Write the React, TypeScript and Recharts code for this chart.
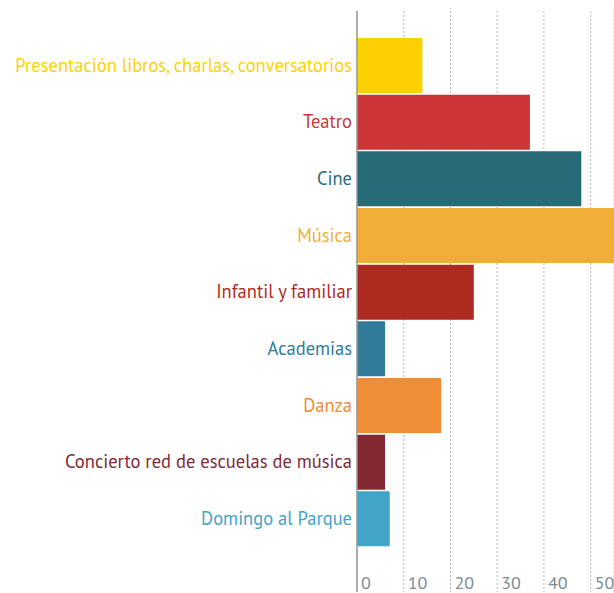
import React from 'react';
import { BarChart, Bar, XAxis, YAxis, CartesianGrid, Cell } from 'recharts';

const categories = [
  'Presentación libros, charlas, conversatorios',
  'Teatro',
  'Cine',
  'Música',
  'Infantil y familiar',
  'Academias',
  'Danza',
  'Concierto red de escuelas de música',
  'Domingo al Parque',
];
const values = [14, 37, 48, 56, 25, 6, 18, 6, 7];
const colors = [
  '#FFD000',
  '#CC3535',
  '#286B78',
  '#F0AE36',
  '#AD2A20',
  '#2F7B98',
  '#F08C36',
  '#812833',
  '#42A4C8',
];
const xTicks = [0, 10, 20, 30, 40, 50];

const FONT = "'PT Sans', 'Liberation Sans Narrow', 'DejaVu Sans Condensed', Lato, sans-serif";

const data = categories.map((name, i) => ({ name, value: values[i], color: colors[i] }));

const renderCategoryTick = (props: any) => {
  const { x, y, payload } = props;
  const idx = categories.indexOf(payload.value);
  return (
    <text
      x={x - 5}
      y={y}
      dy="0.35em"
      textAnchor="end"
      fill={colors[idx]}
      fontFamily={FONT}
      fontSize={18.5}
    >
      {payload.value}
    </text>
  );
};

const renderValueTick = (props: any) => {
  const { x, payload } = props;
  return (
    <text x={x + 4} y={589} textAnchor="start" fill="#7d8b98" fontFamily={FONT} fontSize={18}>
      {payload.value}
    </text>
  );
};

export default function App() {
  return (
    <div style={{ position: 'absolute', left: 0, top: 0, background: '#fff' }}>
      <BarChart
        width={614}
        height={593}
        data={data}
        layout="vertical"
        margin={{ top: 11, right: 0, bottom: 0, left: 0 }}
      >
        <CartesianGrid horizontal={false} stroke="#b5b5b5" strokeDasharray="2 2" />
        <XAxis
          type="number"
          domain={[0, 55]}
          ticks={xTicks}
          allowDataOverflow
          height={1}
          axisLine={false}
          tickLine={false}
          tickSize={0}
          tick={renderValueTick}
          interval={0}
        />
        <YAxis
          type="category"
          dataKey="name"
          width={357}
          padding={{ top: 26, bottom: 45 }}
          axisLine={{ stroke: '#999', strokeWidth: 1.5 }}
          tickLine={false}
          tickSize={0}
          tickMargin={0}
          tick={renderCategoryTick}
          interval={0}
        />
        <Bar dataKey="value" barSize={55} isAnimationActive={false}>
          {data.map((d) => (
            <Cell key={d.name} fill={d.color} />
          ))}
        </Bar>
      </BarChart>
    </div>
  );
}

----------

THE TASK —
Print the complete listing exactly as it stands, without its pictures.

FULL SOLUTION —
Write the React, TypeScript and Recharts code for this chart.
import React from 'react';
import { BarChart, Bar, XAxis, YAxis, CartesianGrid, Cell } from 'recharts';

const categories = [
  'Presentación libros, charlas, conversatorios',
  'Teatro',
  'Cine',
  'Música',
  'Infantil y familiar',
  'Academias',
  'Danza',
  'Concierto red de escuelas de música',
  'Domingo al Parque',
];
const values = [14, 37, 48, 56, 25, 6, 18, 6, 7];
const colors = [
  '#FFD000',
  '#CC3535',
  '#286B78',
  '#F0AE36',
  '#AD2A20',
  '#2F7B98',
  '#F08C36',
  '#812833',
  '#42A4C8',
];
const xTicks = [0, 10, 20, 30, 40, 50];

const FONT = "'PT Sans', 'Liberation Sans Narrow', 'DejaVu Sans Condensed', Lato, sans-serif";

const data = categories.map((name, i) => ({ name, value: values[i], color: colors[i] }));

const renderCategoryTick = (props: any) => {
  const { x, y, payload } = props;
  const idx = categories.indexOf(payload.value);
  return (
    <text
      x={x - 5}
      y={y}
      dy="0.35em"
      textAnchor="end"
      fill={colors[idx]}
      fontFamily={FONT}
      fontSize={18.5}
    >
      {payload.value}
    </text>
  );
};

const renderValueTick = (props: any) => {
  const { x, payload } = props;
  return (
    <text x={x + 4} y={589} textAnchor="start" fill="#7d8b98" fontFamily={FONT} fontSize={18}>
      {payload.value}
    </text>
  );
};

export default function App() {
  return (
    <div style={{ position: 'absolute', left: 0, top: 0, background: '#fff' }}>
      <BarChart
        width={614}
        height={593}
        data={data}
        layout="vertical"
        margin={{ top: 11, right: 0, bottom: 0, left: 0 }}
      >
        <CartesianGrid horizontal={false} stroke="#b5b5b5" strokeDasharray="2 2" />
        <XAxis
          type="number"
          domain={[0, 55]}
          ticks={xTicks}
          allowDataOverflow
          height={1}
          axisLine={false}
          tickLine={false}
          tickSize={0}
          tick={renderValueTick}
          interval={0}
        />
        <YAxis
          type="category"
          dataKey="name"
          width={357}
          padding={{ top: 26, bottom: 45 }}
          axisLine={{ stroke: '#999', strokeWidth: 1.5 }}
          tickLine={false}
          tickSize={0}
          tickMargin={0}
          tick={renderCategoryTick}
          interval={0}
        />
        <Bar dataKey="value" barSize={55} isAnimationActive={false}>
          {data.map((d) => (
            <Cell key={d.name} fill={d.color} />
          ))}
        </Bar>
      </BarChart>
    </div>
  );
}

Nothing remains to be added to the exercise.